You can create a translation matrix by setting the fourth column of an
identity `mat4 t` via `t[3] = vec4( x,y,z,1.0 )` or, equivalently,
`t[3] = vec4( p,1.0 )`, where `p` is a `vec3`.
* The `glm` math library has many useful functions. It implements the [vector and matrix data types from the OpenGL Shading Language (GLSL)](https://www.khronos.org/opengl/wiki/Data_Type_(GLSL)).
In other projects, you've used it to `normalize()` a vector and compute the `dot()` product between two vectors. You can also use it to compute the `cross()` product of two vectors.

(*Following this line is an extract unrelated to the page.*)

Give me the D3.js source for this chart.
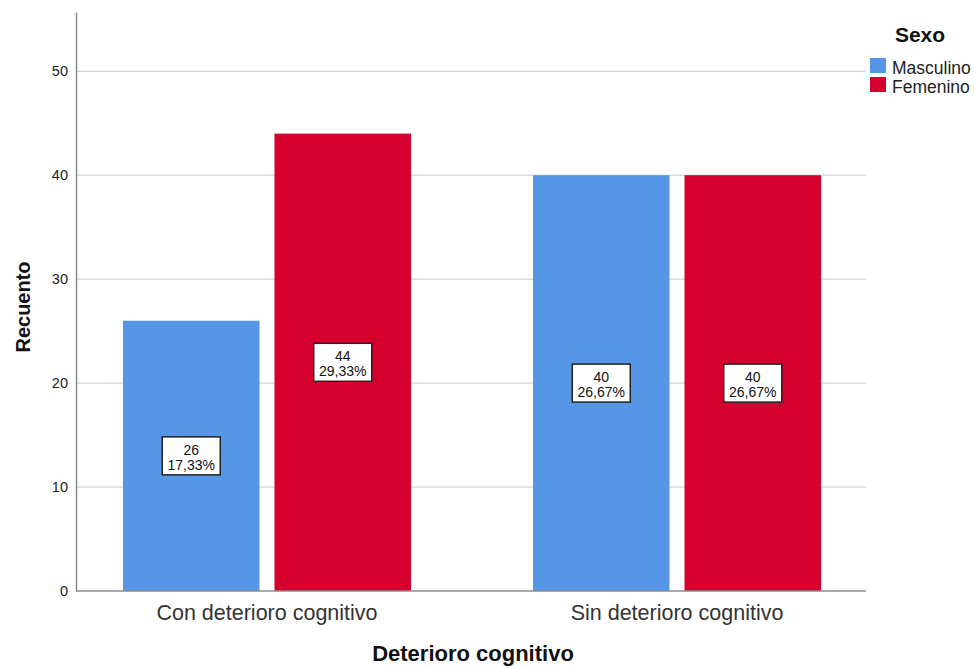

* `glm::min()` and `glm::max()` operate component-wise. That means that
`glm::min( vec2( 5.0, -3.0, vec2( 1.0, 0.0 ) )` is `vec2( 1.0, -3.0 )`. This
is useful for computing the axis-aligned bounding box of a set of
points, which is what you need to do in
`Mesh::normalizingTransformation()`.
* When computing angle weighted normals, you need to compute the angle at
each corner of the triangle. Recall that the dot product of two vectors
**a** · **b** = cos(θ) ||**a**|| ||**b**||,
where θ is the angle between them. So you can obtain the angle
between two vectors via the inverse cosine (arccosine) of the normalized
vectors. The function that computes arccosine is `acos()`. Call it on the
dot product of two of the triangle's edges, normalized. Note that `acos()`
is very strict about its input being between -1 and 1. Due to floating
point issues, sometimes the dot product will produce a number epsilon
out of range. Use `glm::clamp()` or `min()` and `max()` to ensure the value you
pass to acos() is between -1 and 1.
* You can access the constant pi aka π = 3.14... via the constant `pi`
(defined in the `#include "types.h"` header) or by calling `glm::pi()`.